--- AVAILABLE RECORDS ---

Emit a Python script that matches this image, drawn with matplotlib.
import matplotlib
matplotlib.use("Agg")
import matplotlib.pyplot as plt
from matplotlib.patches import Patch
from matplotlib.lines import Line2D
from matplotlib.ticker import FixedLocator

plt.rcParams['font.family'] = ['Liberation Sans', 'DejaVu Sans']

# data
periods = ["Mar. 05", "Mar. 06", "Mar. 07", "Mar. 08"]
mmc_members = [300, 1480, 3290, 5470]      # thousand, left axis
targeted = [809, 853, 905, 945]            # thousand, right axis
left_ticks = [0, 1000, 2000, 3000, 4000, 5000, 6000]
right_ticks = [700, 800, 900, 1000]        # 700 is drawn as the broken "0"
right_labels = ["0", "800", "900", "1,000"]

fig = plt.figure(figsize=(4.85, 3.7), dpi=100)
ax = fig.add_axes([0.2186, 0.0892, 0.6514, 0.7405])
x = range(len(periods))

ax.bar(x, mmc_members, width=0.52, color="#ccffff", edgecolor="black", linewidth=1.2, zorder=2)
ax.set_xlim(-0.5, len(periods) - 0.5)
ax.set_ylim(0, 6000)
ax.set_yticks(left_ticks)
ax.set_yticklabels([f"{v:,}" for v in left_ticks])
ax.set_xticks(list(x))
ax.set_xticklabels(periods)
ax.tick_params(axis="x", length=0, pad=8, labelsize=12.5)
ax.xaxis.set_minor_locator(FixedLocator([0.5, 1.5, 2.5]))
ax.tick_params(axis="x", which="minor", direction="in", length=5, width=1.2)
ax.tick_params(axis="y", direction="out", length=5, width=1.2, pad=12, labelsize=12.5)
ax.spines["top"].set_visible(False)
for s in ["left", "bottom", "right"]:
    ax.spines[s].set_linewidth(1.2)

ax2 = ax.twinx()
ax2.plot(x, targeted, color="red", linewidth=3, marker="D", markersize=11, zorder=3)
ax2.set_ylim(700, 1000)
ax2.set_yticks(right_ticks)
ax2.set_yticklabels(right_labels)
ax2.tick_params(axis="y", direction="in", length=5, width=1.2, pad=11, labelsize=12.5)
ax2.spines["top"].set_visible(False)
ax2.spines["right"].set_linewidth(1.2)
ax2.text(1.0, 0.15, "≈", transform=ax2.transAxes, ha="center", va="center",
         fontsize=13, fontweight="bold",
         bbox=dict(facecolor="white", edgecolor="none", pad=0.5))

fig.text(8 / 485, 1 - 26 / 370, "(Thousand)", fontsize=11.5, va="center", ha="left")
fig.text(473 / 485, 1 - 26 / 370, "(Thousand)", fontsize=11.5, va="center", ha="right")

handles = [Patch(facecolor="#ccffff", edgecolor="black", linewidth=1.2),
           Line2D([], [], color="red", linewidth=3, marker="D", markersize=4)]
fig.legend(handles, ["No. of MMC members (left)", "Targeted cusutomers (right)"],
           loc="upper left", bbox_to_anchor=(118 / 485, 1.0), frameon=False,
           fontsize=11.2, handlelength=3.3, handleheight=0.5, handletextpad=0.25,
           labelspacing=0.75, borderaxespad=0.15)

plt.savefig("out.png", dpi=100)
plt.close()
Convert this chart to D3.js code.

---

GIVEN EXERCISE: Print out the whole listing exactly as it appears.

THE RESPONSE:
Emit a Python script that matches this image, drawn with matplotlib.
import matplotlib
matplotlib.use("Agg")
import matplotlib.pyplot as plt
from matplotlib.patches import Patch
from matplotlib.lines import Line2D
from matplotlib.ticker import FixedLocator

plt.rcParams['font.family'] = ['Liberation Sans', 'DejaVu Sans']

# data
periods = ["Mar. 05", "Mar. 06", "Mar. 07", "Mar. 08"]
mmc_members = [300, 1480, 3290, 5470]      # thousand, left axis
targeted = [809, 853, 905, 945]            # thousand, right axis
left_ticks = [0, 1000, 2000, 3000, 4000, 5000, 6000]
right_ticks = [700, 800, 900, 1000]        # 700 is drawn as the broken "0"
right_labels = ["0", "800", "900", "1,000"]

fig = plt.figure(figsize=(4.85, 3.7), dpi=100)
ax = fig.add_axes([0.2186, 0.0892, 0.6514, 0.7405])
x = range(len(periods))

ax.bar(x, mmc_members, width=0.52, color="#ccffff", edgecolor="black", linewidth=1.2, zorder=2)
ax.set_xlim(-0.5, len(periods) - 0.5)
ax.set_ylim(0, 6000)
ax.set_yticks(left_ticks)
ax.set_yticklabels([f"{v:,}" for v in left_ticks])
ax.set_xticks(list(x))
ax.set_xticklabels(periods)
ax.tick_params(axis="x", length=0, pad=8, labelsize=12.5)
ax.xaxis.set_minor_locator(FixedLocator([0.5, 1.5, 2.5]))
ax.tick_params(axis="x", which="minor", direction="in", length=5, width=1.2)
ax.tick_params(axis="y", direction="out", length=5, width=1.2, pad=12, labelsize=12.5)
ax.spines["top"].set_visible(False)
for s in ["left", "bottom", "right"]:
    ax.spines[s].set_linewidth(1.2)

ax2 = ax.twinx()
ax2.plot(x, targeted, color="red", linewidth=3, marker="D", markersize=11, zorder=3)
ax2.set_ylim(700, 1000)
ax2.set_yticks(right_ticks)
ax2.set_yticklabels(right_labels)
ax2.tick_params(axis="y", direction="in", length=5, width=1.2, pad=11, labelsize=12.5)
ax2.spines["top"].set_visible(False)
ax2.spines["right"].set_linewidth(1.2)
ax2.text(1.0, 0.15, "≈", transform=ax2.transAxes, ha="center", va="center",
         fontsize=13, fontweight="bold",
         bbox=dict(facecolor="white", edgecolor="none", pad=0.5))

fig.text(8 / 485, 1 - 26 / 370, "(Thousand)", fontsize=11.5, va="center", ha="left")
fig.text(473 / 485, 1 - 26 / 370, "(Thousand)", fontsize=11.5, va="center", ha="right")

handles = [Patch(facecolor="#ccffff", edgecolor="black", linewidth=1.2),
           Line2D([], [], color="red", linewidth=3, marker="D", markersize=4)]
fig.legend(handles, ["No. of MMC members (left)", "Targeted cusutomers (right)"],
           loc="upper left", bbox_to_anchor=(118 / 485, 1.0), frameon=False,
           fontsize=11.2, handlelength=3.3, handleheight=0.5, handletextpad=0.25,
           labelspacing=0.75, borderaxespad=0.15)

plt.savefig("out.png", dpi=100)
plt.close()
Convert this chart to D3.js code.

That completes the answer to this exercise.